Traceback (most recent call last):
  File "<string>", line 1, in <module>
  File "/home/USER/.conda/envs/CONDA_ENV/lib/python3.8/site-packages/pykeops/__init__.py", line 3, in <module>
    import keopscore
  File "/home/USER/.conda/envs/CONDA_ENV/lib/python3.8/site-packages/keopscore/__init__.py", line 34, in <module>
    Gpu_link_compile.compile_jit_compile_dll()
  File "/home/USER/.conda/envs/CONDA_ENV/lib/python3.8/site-packages/keopscore/binders/nvrtc/Gpu_link_compile.py", line 103, in compile_jit_compile_dll
    KeOps_OS_Run(
  File "/home/USER/.conda/envs/CONDA_ENV/lib/python3.8/site-packages/keopscore/utils/misc_utils.py", line 41, in KeOps_OS_Run
    KeOps_Error("Error compiling formula.")
  File "/home/USER/.conda/envs/CONDA_ENV/lib/python3.8/site-packages/keopscore/utils/misc_utils.py", line 28, in KeOps_Error
    raise ValueError(message)
ValueError: [KeOps] Error : Error compiling formula. (error at line 41 in file /home/USER/.conda/envs/CONDA_ENV/lib/python3.8/site-packages/keopscore/utils/misc_utils.py)
jeanfeydy commented 2 years ago

Hi @parthe,

I see: it is very likely a mis-match between different versions of CUDA, as in #236. Once again, this is fairly common on shared clusters as modules tend to be loaded silently - and we end up with two concurrent versions of the CUDA development files in the PATH.

Could you please tell us the version of your CUDA installation (and if you have several installations on the same machine), e.g. by running nvidia-smi and/or nvcc --version?

Best regards, Jean

parthe commented 2 years ago

Here are my outputs

$ nvcc --version
nvcc: NVIDIA (R) Cuda compiler driver
Copyright (c) 2005-2020 NVIDIA Corporation
Built on Thu_Jun_11_22:26:38_PDT_2020
Cuda compilation tools, release 11.0, V11.0.194
Build cuda_11.0_bu.TC445_37.28540450_0

$ nvidia-smi
+-----------------------------------------------------------------------------+
| NVIDIA-SMI 510.39.01    Driver Version: 510.39.01    CUDA Version: 11.6     |
|-------------------------------+----------------------+----------------------+
jeanfeydy commented 2 years ago

I see: it seems that your cluster-specific command loaded the CUDA 11.0 development stack instead of CUDA 11.6 (which is recognized by your driver and nvidia-smi).
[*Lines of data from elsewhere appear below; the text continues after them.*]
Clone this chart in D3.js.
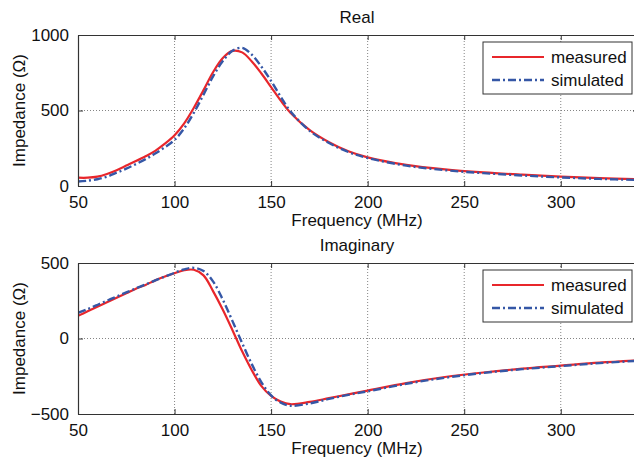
<!DOCTYPE html>
<html>
<head>
<meta charset="utf-8">
<script src="https://cdn.jsdelivr.net/npm/d3@7"></script>
<style>
  body { margin: 0; background: #fff; }
  svg text { font-family: "Liberation Sans", Arial, sans-serif; fill: #111; }
</style>
</head>
<body>
<svg id="chart" width="634" height="464"></svg>
<script>
// frequency points (MHz)
var freq = [50,55,60,65,70,75,80,85,90,95,100,105,110,115,120,125,130,135,140,145,150,155,160,170,180,190,200,220,240,260,280,300,320,340];

var realMeasured = [55,55,62,80,105,135,165,197,233,280,336,415,518,635,755,848,895,885,825,745,655,565,485,370,290,230,190,140,110,90,75,62,52,45];
var realSimulated = [30,35,45,62,88,115,145,178,215,257,305,382,485,605,727,828,895,915,870,790,695,590,495,365,285,225,185,135,105,85,70,57,47,40];

var imagMeasured = [150,180,210,240,270,300,330,355,385,410,432,452,455,418,312,190,55,-85,-210,-315,-380,-418,-435,-420,-395,-370,-345,-295,-255,-225,-200,-180,-160,-145];
var imagSimulated = [170,195,222,250,278,305,332,358,385,410,435,458,468,447,377,257,115,-30,-170,-290,-377,-425,-445,-430,-400,-373,-350,-300,-260,-228,-203,-183,-163,-148];

var xTicks = [50,100,150,200,250,300];
var legendNames = ["measured", "simulated"];

var panels = [
  { title: "Real", top: 35, bottom: 186, domain: [0, 1000], yTicks: [0, 500, 1000],
    series: [realMeasured, realSimulated] },
  { title: "Imaginary", top: 263, bottom: 414, domain: [-500, 500], yTicks: [-500, 0, 500],
    series: [imagMeasured, imagSimulated] }
];

var svg = d3.select("#chart");
var left = 78, right = 638;
var styles = [
  { color: "#e8262b", width: 2.2, dash: null },
  { color: "#3557a6", width: 2.4, dash: "8,3,2,3" }
];

var x = d3.scaleLinear().domain([50, 340]).range([left, right]);

panels.forEach(function(p, pi) {
  var y = d3.scaleLinear().domain(p.domain).range([p.bottom, p.top]);
  var g = svg.append("g");

  g.append("clipPath").attr("id", "clip" + pi)
    .append("rect").attr("x", left).attr("y", p.top)
    .attr("width", right - left).attr("height", p.bottom - p.top);

  // grid
  g.selectAll(".vg").data(xTicks.slice(1)).enter().append("line")
    .attr("x1", d => x(d)).attr("x2", d => x(d))
    .attr("y1", p.top).attr("y2", p.bottom)
    .attr("stroke", "#666").attr("stroke-width", 0.8).attr("stroke-dasharray", "1,2");
  g.selectAll(".hg").data(p.yTicks.slice(1, -1)).enter().append("line")
    .attr("x1", left).attr("x2", right)
    .attr("y1", d => y(d)).attr("y2", d => y(d))
    .attr("stroke", "#666").attr("stroke-width", 0.8).attr("stroke-dasharray", "1,2");

  // curves
  var line = d3.line().curve(d3.curveCatmullRom)
    .x((d, i) => x(freq[i])).y(d => y(d));
  p.series.forEach(function(s, si) {
    g.append("path").datum(s)
      .attr("clip-path", "url(#clip" + pi + ")")
      .attr("d", line)
      .attr("fill", "none")
      .attr("stroke", styles[si].color)
      .attr("stroke-width", styles[si].width)
      .attr("stroke-dasharray", styles[si].dash);
  });

  // axes (MATLAB style, ticks inward on all sides)
  var xb = g.append("g").attr("transform", "translate(0," + p.bottom + ")")
    .call(d3.axisBottom(x).tickValues(xTicks).tickSizeInner(-5).tickSizeOuter(0).tickPadding(10));
  var xt = g.append("g").attr("transform", "translate(0," + p.top + ")")
    .call(d3.axisTop(x).tickValues(xTicks).tickSizeInner(-5).tickSizeOuter(0).tickFormat(""));
  var yl = g.append("g").attr("transform", "translate(" + left + ",0)")
    .call(d3.axisLeft(y).tickValues(p.yTicks).tickSizeInner(-5).tickSizeOuter(0).tickPadding(9)
      .tickFormat(d => d < 0 ? "\u2212" + Math.abs(d) : d));
  var yr = g.append("g").attr("transform", "translate(" + right + ",0)")
    .call(d3.axisRight(y).tickValues(p.yTicks).tickSizeInner(-5).tickSizeOuter(0).tickFormat(""));
  [xb, xt, yl, yr].forEach(function(a) {
    a.select(".domain").attr("stroke", "#333").attr("stroke-width", 1.2);
    a.selectAll(".tick line").attr("stroke", "#333");
    a.selectAll("text").attr("font-size", 17).attr("fill", "#111")
      .style("font-family", "'Liberation Sans', Arial, sans-serif");
  });

  // titles and labels
  g.append("text").attr("x", 357).attr("y", p.top - 12)
    .attr("text-anchor", "middle").attr("font-size", 17).text(p.title);
  g.append("text").attr("x", 357).attr("y", p.bottom + 40)
    .attr("text-anchor", "middle").attr("font-size", 17).text("Frequency (MHz)");
  g.append("text")
    .attr("transform", "translate(25," + ((p.top + p.bottom) / 2) + ") rotate(-90)")
    .attr("text-anchor", "middle").attr("font-size", 17).text("Impedance (\u03a9)");

  // legend
  var lg = g.append("g").attr("transform", "translate(483," + (p.top + 7) + ")");
  lg.append("rect").attr("width", 149).attr("height", 52)
    .attr("fill", "#fff").attr("stroke", "#333").attr("stroke-width", 1);
  legendNames.forEach(function(name, i) {
    var ly = 15 + i * 23;
    lg.append("line").attr("x1", 9).attr("x2", 61).attr("y1", ly).attr("y2", ly)
      .attr("stroke", styles[i].color).attr("stroke-width", styles[i].width)
      .attr("stroke-dasharray", styles[i].dash);
    lg.append("text").attr("x", 68).attr("y", ly + 6).attr("font-size", 17).text(name);
  });
});
</script>
</body>
</html>
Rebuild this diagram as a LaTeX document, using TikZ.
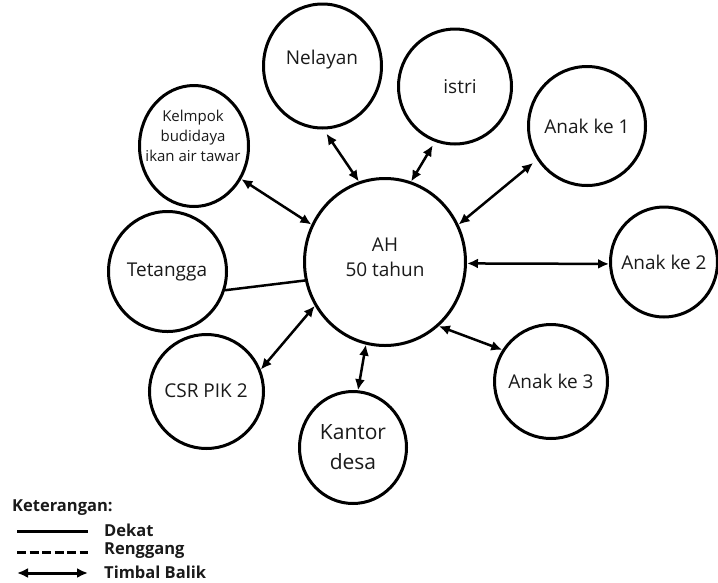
\documentclass[tikz,border=0pt]{standalone}
\usepackage{fontspec}
\setmainfont{Open Sans}
\usetikzlibrary{arrows.meta,shapes.geometric}
\definecolor{ink}{HTML}{1A1A1A}
\tikzset{
  circ/.style={draw=black, line width=3pt, shape=ellipse, inner sep=0pt, fill=white},
  lbl/.style={text=ink, font=\fontsize{19}{25}\selectfont, align=center, inner sep=0pt},
  twoway/.style={line width=2.5pt, {Latex[length=11pt,width=10pt]}-{Latex[length=11pt,width=10pt]}},
  plain/.style={line width=2.5pt},
  legline/.style={line width=3pt},
  leg/.style={text=ink, font=\fontsize{16.5}{19}\selectfont\bfseries, anchor=west, inner sep=0pt},
}
\begin{document}
\begin{tikzpicture}[x=1pt,y=-1pt]
\useasboundingbox (0,0) rectangle (718,582);
\fill[white] (0,0) rectangle (718,582);
% circles
\node[circ, minimum width=161pt, minimum height=167pt] (ah) at (385,262) {};
\node[circ, minimum width=118pt, minimum height=124pt] (nel) at (322.5,66) {};
\node[circ, minimum width=113pt, minimum height=115pt] (ist) at (455,86.5) {};
\node[circ, minimum width=117pt, minimum height=119pt] (an1) at (587,126) {};
\node[circ, minimum width=107pt, minimum height=110pt] (an2) at (664,262) {};
\node[circ, minimum width=113pt, minimum height=114pt] (an3) at (551,381.5) {};
\node[circ, minimum width=107pt, minimum height=112pt] (kan) at (353,447.5) {};
\node[circ, minimum width=114pt, minimum height=114pt] (csr) at (206.5,391.5) {};
\node[circ, minimum width=118pt, minimum height=120pt] (tet) at (167.5,271.5) {};
\node[circ, minimum width=109pt, minimum height=121pt] (kel) at (194,146) {};
% labels
\node[lbl, font=\fontsize{19}{25}\selectfont] (ahT) at (385,257) {AH\\50 tahun};
\node[lbl] (nelT) at (322,60) {Nelayan};
\node[lbl] (istT) at (460,87) {istri};
\node[lbl] (an1T) at (587,126) {Anak ke 1};
\node[lbl] (an2T) at (664,262) {Anak ke 2};
\node[lbl] (an3T) at (551,381) {Anak ke 3};
\node[lbl, font=\fontsize{21}{30}\selectfont] (kanT) at (353,447) {Kantor\\desa};
\node[lbl] (csrT) at (206,391) {CSR PIK 2};
\node[lbl] (tetT) at (167,272) {Tetangga};
\node[lbl, font=\fontsize{15}{20}\selectfont] (kelT) at (193,136) {Kelmpok\\budidaya\\ikan air tawar};
% connectors
\draw[twoway] (kel.-35) -- (ah.153);
\draw[twoway, shorten <=5pt] (nel.-89) -- (ah.108);
\draw[twoway, shorten <=4pt] (ist.-110) -- (ah.72);
\draw[twoway, shorten <=5pt] (an1.-146) -- (ah.27);
\draw[twoway] (ah.-1) -- (an2.182);
\draw[twoway] (ah.-50) -- (an3.147);
\draw[twoway] (ah.-103) -- (kan.85);
\draw[twoway] (csr.22) -- (ah.212);
\draw[plain] (tet.-18) -- (ah.193);
% legend
\node[leg] (ket) at (12,508) {Keterangan:};
\coordinate (s1) at (17,531); \coordinate (s2) at (88,531);
\coordinate (d1) at (17,552); \coordinate (d2) at (88,552);
\coordinate (a1) at (17,573); \coordinate (a2) at (88,573);
\draw[legline] (s1) -- (s2);
\draw[legline, dash pattern=on 9pt off 3.5pt] (d1) -- (d2);
\draw[twoway, line width=3pt] (a1) -- (a2);
\node[leg] (dek) at (104,530) {Dekat};
\node[leg] (ren) at (104,551) {Renggang};
\node[leg] (tim) at (104,572) {Timbal Balik};
\end{tikzpicture}
\end{document}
On the shared machines that I use, the admins provide access to several versions via scripts or modules such as "cuda-11-0", "cuda-11-6", etc. Do you think that you could load CUDA 11.6 (or at least e.g. CUDA 11.3) in your environment?

Best regards, Jean

parthe commented 2 years ago

Turns out this was the issue. Thanks a lot @jeanfeydy

I installed cuda in my conda environment using conda install -c nvidia/label/cuda-11.6.0 cuda-toolkit

Instructions by @mferrandon fixed it. Thanks a lot!